If a man can leave a legacy to sustain in this world, Mark’s would be this: to hold an embodied, deep heart practice in our everyday lives, to find the sun’s doorway in all the stuck underworld places, and open ourselves up to a very different kind of future on Earth, one flower at a time.
He will be utterly missed.
If you would like to contribute to Mark’s Tribute Fund to continue his work with plants for the future, you can find all details here. Many thanks!
NOTE: Dear subscribers to The Red Tent: I do apologise for this unexpected break in the twice-monthly schedule. We will be back in April with further explorations into metaphysical territories, uneasy chairs and dancing floors. Thank you all for your patience and understanding, and for your kind messages.
I have no words for the depth of sadness, gratitude and astonishment that I feel reading this piece about Mark's gifts and example. Amazed by your ability to write this tribute with such lucidity and convey Mark's wisdom and spirit, the complexity of his hard-won understandings.

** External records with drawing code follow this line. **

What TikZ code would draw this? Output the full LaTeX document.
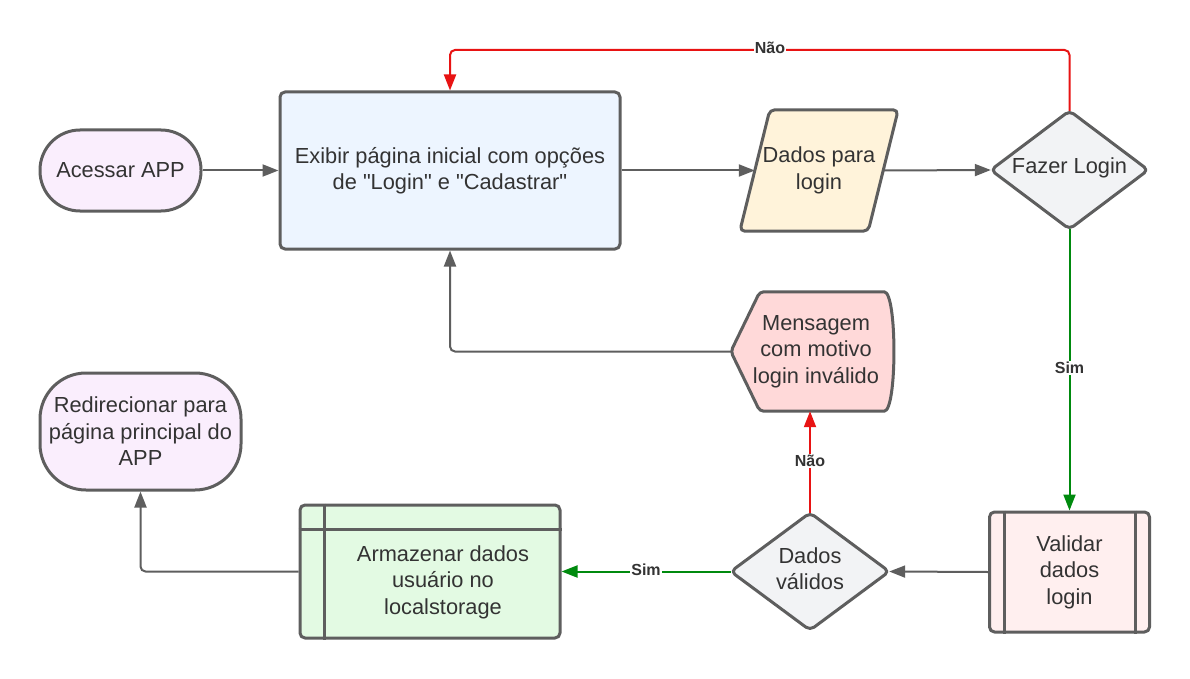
\documentclass[tikz,border=0pt]{standalone}
\usepackage{fontspec}
\setmainfont{Liberation Sans}[Ligatures=TeXOff]
\usetikzlibrary{arrows.meta}
\definecolor{strk}{HTML}{5E5E5E}
\definecolor{txt}{HTML}{333333}
\definecolor{fpurple}{HTML}{FAEEFD}
\definecolor{fblue}{HTML}{EDF5FF}
\definecolor{fyellow}{HTML}{FFF3DA}
\definecolor{fgray}{HTML}{F2F3F5}
\definecolor{fred}{HTML}{FFD9D9}
\definecolor{fpink}{HTML}{FFEFEF}
\definecolor{fgreen}{HTML}{E3FAE3}
\definecolor{cred}{HTML}{E81313}
\definecolor{cgreen}{HTML}{008A0E}
\tikzset{
  txtstyle/.style={text=txt, font=\fontsize{21.8}{26.5}\selectfont, align=center},
  ghost/.style={txtstyle, draw=none, inner sep=0pt, rectangle},
  shapeline/.style={draw=strk, line width=3pt, line join=round},
  stadium/.style={txtstyle, shapeline, rectangle, inner sep=0pt},
  boxstyle/.style={txtstyle, shapeline, rectangle, rounded corners=5pt, inner sep=0pt},
  conn/.style={draw=strk, line width=2pt, rounded corners=5pt, -{Triangle[length=16pt,width=12pt]}},
  connred/.style={conn, draw=cred, -{Triangle[length=16pt,width=12pt,fill=cred]}},
  conngreen/.style={conn, draw=cgreen, -{Triangle[length=16pt,width=12pt,fill=cgreen]}},
  lbl/.style={fill=white, text=txt, font=\fontsize{16}{18}\selectfont\bfseries, inner sep=1pt}
}
\begin{document}
\begin{tikzpicture}[x=1pt,y=-1pt]
\useasboundingbox[fill=white] (0,0) rectangle (1190,679);

% nodes
\node[stadium, fill=fpurple, rounded corners=40pt, minimum width=161, minimum height=81] (acc) at (120.5,170.5) {Acessar APP};
\node[boxstyle, fill=fblue, minimum width=340, minimum height=157] (main) at (450,170.5) {Exibir página inicial com opções\\de "Login" e "Cadastrar"};

\node[ghost, minimum width=128, minimum height=121] (dp) at (819,170.5) {};
\draw[shapeline, fill=fyellow, rounded corners=5pt] ([xshift=15]dp.north west) -- ([xshift=15]dp.north east) -- ([xshift=-15]dp.south east) -- ([xshift=-15]dp.south west) -- cycle;
\node[txtstyle] at (dp.center) {Dados para\\login};

\node[ghost, minimum width=157, minimum height=118] (fl) at (1069.5,170) {};
\draw[shapeline, fill=fgray, rounded corners=5pt] (fl.north) -- (fl.east) -- (fl.south) -- (fl.west) -- cycle;
\node[txtstyle] at ([yshift=2]fl.center) {Fazer Login};

\node[boxstyle, fill=fpink, minimum width=160, minimum height=120] (val) at (1069.5,572) {Validar\\dados\\login};
\draw[shapeline] ([xshift=16]val.north west) -- ([xshift=16]val.south west);
\draw[shapeline] ([xshift=-16]val.north east) -- ([xshift=-16]val.south east);

\node[ghost, minimum width=158, minimum height=117] (dv) at (810,571.5) {};
\draw[shapeline, fill=fgray, rounded corners=5pt] (dv.north) -- (dv.east) -- (dv.south) -- (dv.west) -- cycle;
\node[txtstyle] at ([yshift=3]dv.center) {Dados\\válidos};

\node[ghost, minimum width=162, minimum height=119] (msg) at (812,351.5) {};
\draw[shapeline, fill=fred, rounded corners=4pt] (msg.west) -- ([xshift=29]msg.north west) -- ([xshift=-13]msg.north east)
  .. controls ([xshift=4]msg.north east) and ([xshift=4]msg.south east) .. ([xshift=-13]msg.south east)
  -- ([xshift=29]msg.south west) -- cycle;
\node[txtstyle] at ([xshift=4]msg.center) {Mensagem\\com motivo\\login inválido};

\node[boxstyle, fill=fgreen, minimum width=260, minimum height=133] (arm) at (430,571.5) {};
\draw[shapeline] ([yshift=-26]arm.north west) -- ([yshift=-26]arm.north east);
\draw[shapeline] ([xshift=26]arm.north west) -- ([xshift=26]arm.south west);
\node[txtstyle] (armt) at (443,582) {Armazenar dados\\usuário no\\localstorage};

\node[stadium, fill=fpurple, rounded corners=46pt, minimum width=201, minimum height=117] (redir) at (140.5,431.5) {Redirecionar para\\página principal do\\APP};

% connectors
\draw[conn] (acc.east) -- (main.west);
\draw[conn] (main.east) -- (dp.west);
\draw[conn] (dp.east) -- (fl.west);
\draw[connred] (fl.north) -- (fl.north |- 0,50) -- (main.north |- 0,50) -- (main.north);
\node[lbl] at (770,48) {Não};
\draw[conngreen] (fl.south) -- (val.north);
\node[lbl] at (1069.5,368) {Sim};
\draw[conn] (val.west) -- (dv.east);
\draw[connred] (dv.north) -- (dv.north |- msg.south);
\node[lbl] at (810,461) {Não};
\draw[conngreen] (dv.west) -- (arm.east);
\node[lbl] at (646,570) {Sim};
\draw[conn] (msg.west) -| (main.south);
\draw[conn] (arm.west) -| (redir.south);
\end{tikzpicture}
\end{document}
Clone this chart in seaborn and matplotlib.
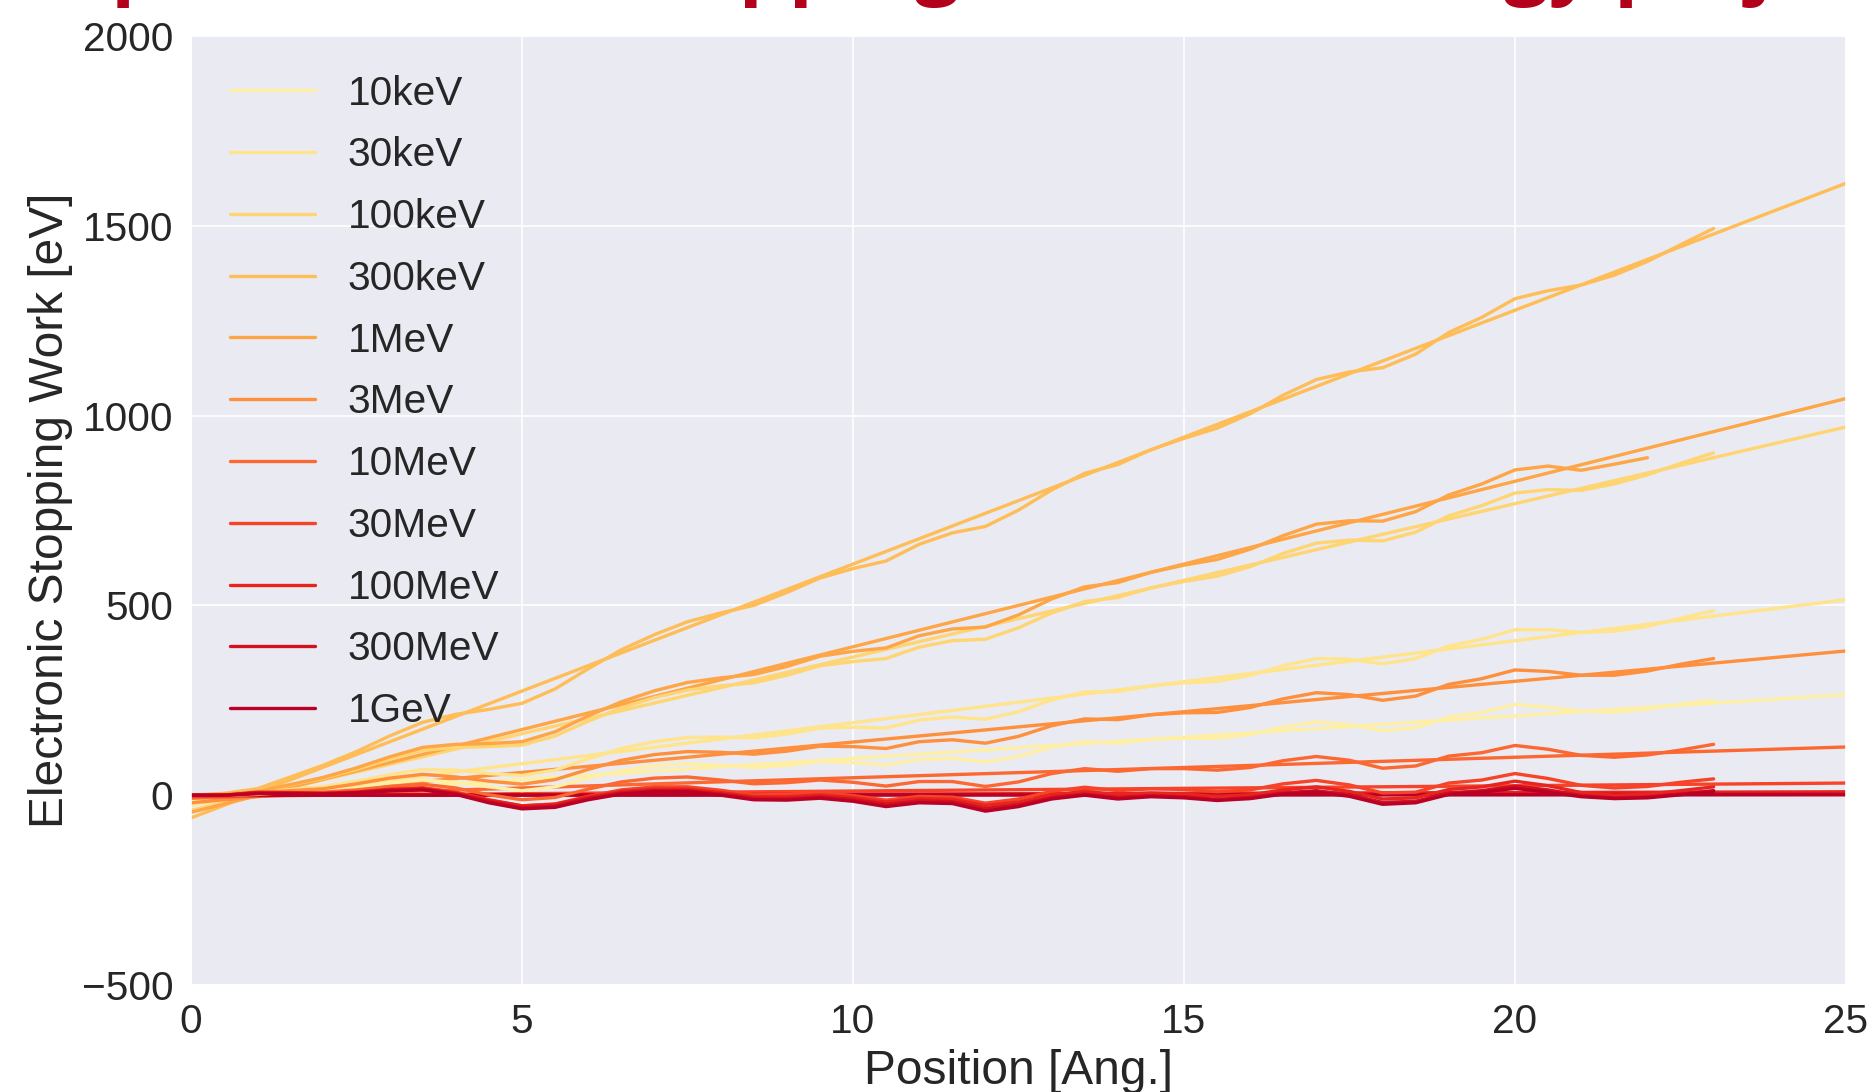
import numpy as np
import pandas as pd
import matplotlib
matplotlib.use("Agg")
import matplotlib.pyplot as plt
import seaborn as sns

# ---------------- data ----------------
energies = ["10keV", "30keV", "100keV", "300keV", "1MeV", "3MeV",
            "10MeV", "30MeV", "100MeV", "300MeV", "1GeV"]

position = np.arange(0.0, 23.01, 0.5)  # sample grid [Ang.]

work_10keV = [0, 0, 2, 8, 11, 20, 32, 40, 34, 22, 12, 22, 45, 65, 77, 83, 79, 73, 78, 89, 86, 79, 94, 97, 88,
              102, 127, 141, 137, 147, 150, 150, 160, 180, 193, 186, 170, 178, 206, 218, 239, 232, 221, 219, 227, 240, 250]
work_30keV = [0, 1, 5, 15, 23, 37, 54, 68, 66, 57, 52, 66, 96, 123, 141, 152, 153, 151, 161, 177, 179, 177, 198, 206, 200,
              220, 251, 272, 273, 288, 296, 300, 316, 341, 360, 358, 346, 360, 393, 411, 436, 436, 429, 432, 445, 466, 486]
work_100keV = [0, 2, 8, 27, 45, 68, 95, 118, 126, 128, 132, 156, 195, 230, 257, 277, 288, 296, 316, 341, 352, 360, 390, 407, 411,
               441, 480, 510, 521, 546, 563, 577, 602, 637, 664, 672, 670, 693, 736, 763, 796, 805, 803, 820, 844, 874, 902]
work_300keV = [0, 5, 17, 48, 79, 115, 156, 192, 213, 226, 242, 280, 333, 383, 423, 457, 480, 500, 534, 572, 597, 617, 661, 691, 708,
               751, 804, 848, 871, 910, 940, 967, 1005, 1054, 1095, 1115, 1126, 1162, 1219, 1259, 1308, 1329, 1344, 1370, 1406, 1450, 1493]
work_1MeV = [0, 3, 9, 28, 47, 72, 101, 126, 134, 136, 141, 167, 209, 246, 275, 297, 309, 318, 339, 366, 379, 388, 420, 438, 443,
             475, 517, 549, 560, 587, 606, 621, 648, 684, 714, 723, 722, 747, 791, 820, 857, 867, 856, 872, 889]
work_3MeV = [0, 1, 6, 12, 17, 30, 45, 55, 48, 37, 29, 41, 68, 92, 107, 115, 113, 108, 116, 129, 128, 123, 141, 146, 137,
             155, 183, 201, 199, 212, 217, 218, 231, 254, 270, 265, 250, 261, 292, 307, 330, 326, 316, 316, 327, 345, 360]
work_10MeV = [0, 0, 4, 6, 8, 14, 23, 29, 19, 1, -12, -6, 16, 35, 45, 48, 40, 30, 33, 40, 34, 24, 36, 36, 23,
              35, 57, 70, 63, 70, 70, 66, 73, 91, 102, 92, 71, 77, 103, 112, 131, 121, 105, 100, 106, 119, 134]
work_30MeV = [0, 0, 6, 6, 5, 9, 16, 20, 8, -12, -28, -23, -3, 14, 22, 22, 13, 1, 2, 7, -1, -13, -3, -5, -21,
              -10, 10, 21, 12, 17, 15, 9, 14, 30, 39, 27, 6, 8, 32, 40, 57, 44, 26, 19, 23, 34, 43]
work_100MeV = [0, 0, 8, 7, 5, 8, 15, 18, 6, -13, -28, -24, -5, 10, 16, 16, 7, -4, -4, 1, -6, -18, -9, -11, -27,
               -18, 1, 10, 2, 6, 3, -3, 1, 14, 22, 10, -10, -7, 15, 22, 37, 25, 7, 0, 3, 12, 22]
work_300MeV = [0, 0, 6, 5, 4, 7, 13, 16, 4, -16, -32, -28, -8, 6, 12, 12, 3, -8, -9, -4, -11, -24, -15, -17, -35,
               -25, -6, 3, -6, -1, -4, -11, -6, 6, 12, 1, -19, -16, 6, 12, 24, 14, -1, -7, -5, 3, 12]
work_1GeV = [0, 0, 4, 4, 3, 6, 11, 14, 2, -20, -36, -32, -12, 3, 9, 9, 0, -12, -13, -8, -16, -30, -20, -22, -42,
             -30, -10, 0, -10, -4, -7, -14, -9, 3, 8, -3, -24, -20, 2, 8, 18, 8, -4, -9, -7, 1, 10]

work_series = [work_10keV, work_30keV, work_100keV, work_300keV, work_1MeV, work_3MeV,
               work_10MeV, work_30MeV, work_100MeV, work_300MeV, work_1GeV]

# linear fits: value at x = 0 and at x = 25
fit_x = [0.0, 25.0]
fit_start = [-15, -25, -40, -60, -45, -20, -8, -3, -1, 0, 0]
fit_end = [265, 515, 970, 1612, 1045, 380, 127, 32, 9, 3, 1]

title_text = "Dependence of stopping work on energy projectile"

# ---------------- build tables ----------------
rows = []
for e, w in zip(energies, work_series):
    for x, y in zip(position[:len(w)], w):
        rows.append({"pos": x, "work": y, "energy": e})
df_work = pd.DataFrame(rows)

frows = []
for e, a, b in zip(energies, fit_start, fit_end):
    frows.append({"pos": fit_x[0], "work": a, "energy": e})
    frows.append({"pos": fit_x[1], "work": b, "energy": e})
df_fit = pd.DataFrame(frows)

# ---------------- style ----------------
sns.set_style("darkgrid")
plt.rcParams["font.family"] = ["Liberation Sans", "DejaVu Sans"]
plt.rcParams["text.color"] = "#262626"
plt.rcParams["axes.labelcolor"] = "#262626"
plt.rcParams["xtick.color"] = "#262626"
plt.rcParams["ytick.color"] = "#262626"

cmap = sns.color_palette("YlOrRd", as_cmap=True)
palette = [cmap(v) for v in np.linspace(0.11, 0.88, len(energies))]

fig = plt.figure(figsize=(12.48, 7.28), dpi=150)
ax = fig.add_axes([191 / 1872, 1 - 985 / 1092, (1846 - 191) / 1872, (985 - 36) / 1092])

sns.lineplot(data=df_fit, x="pos", y="work", hue="energy", hue_order=energies,
             palette=palette, estimator=None, sort=False, lw=1.6, legend=False, ax=ax)
sns.lineplot(data=df_work, x="pos", y="work", hue="energy", hue_order=energies,
             palette=palette, estimator=None, sort=False, lw=1.6, ax=ax)

ax.set_xlim(0, 25)
ax.set_ylim(-500, 2000)
ax.set_xticks([0, 5, 10, 15, 20, 25])
ax.set_yticks([-500, 0, 500, 1000, 1500, 2000])
ax.tick_params(axis="both", labelsize=19.5, pad=5)
ax.set_xlabel("Position [Ang.]", fontsize=23, labelpad=4)
ax.set_ylabel("Electronic Stopping Work [eV]", fontsize=23, labelpad=4)

handles, labels = ax.get_legend_handles_labels()
ax.legend(handles, labels, loc="upper left", frameon=False, fontsize=19.5,
          handlelength=2.1, handletextpad=0.8, labelspacing=0.585, borderaxespad=0.55)

# clipped slide title at the very top
fig.text(0.003, 1 + 11 / 1092, title_text, color="#b3001b", fontsize=38,
         fontweight="bold", family=["Open Sans", "DejaVu Sans"], va="baseline", ha="left")

fig.savefig("out.png", dpi=150)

Huge love to you during this time of such change and loss.
“What can you say about an extraordinary life lived ordinarily? What can you say about a man who would stop the car to rescue a butterfly caught on the windscreen, or a bee on the road, who could hold any bird that flew into the house and free them….A Dionysian in an age that worships the Olympian. A beautiful man. A meeting with him always led to a better mood. It was hard to feel ‘less than’ around him.”
So beautiful, thank you for sharing your understanding of him. To not understand or have context for someone who lives like this feels like a crime. I can honestly say that I felt that last bit even over zoom.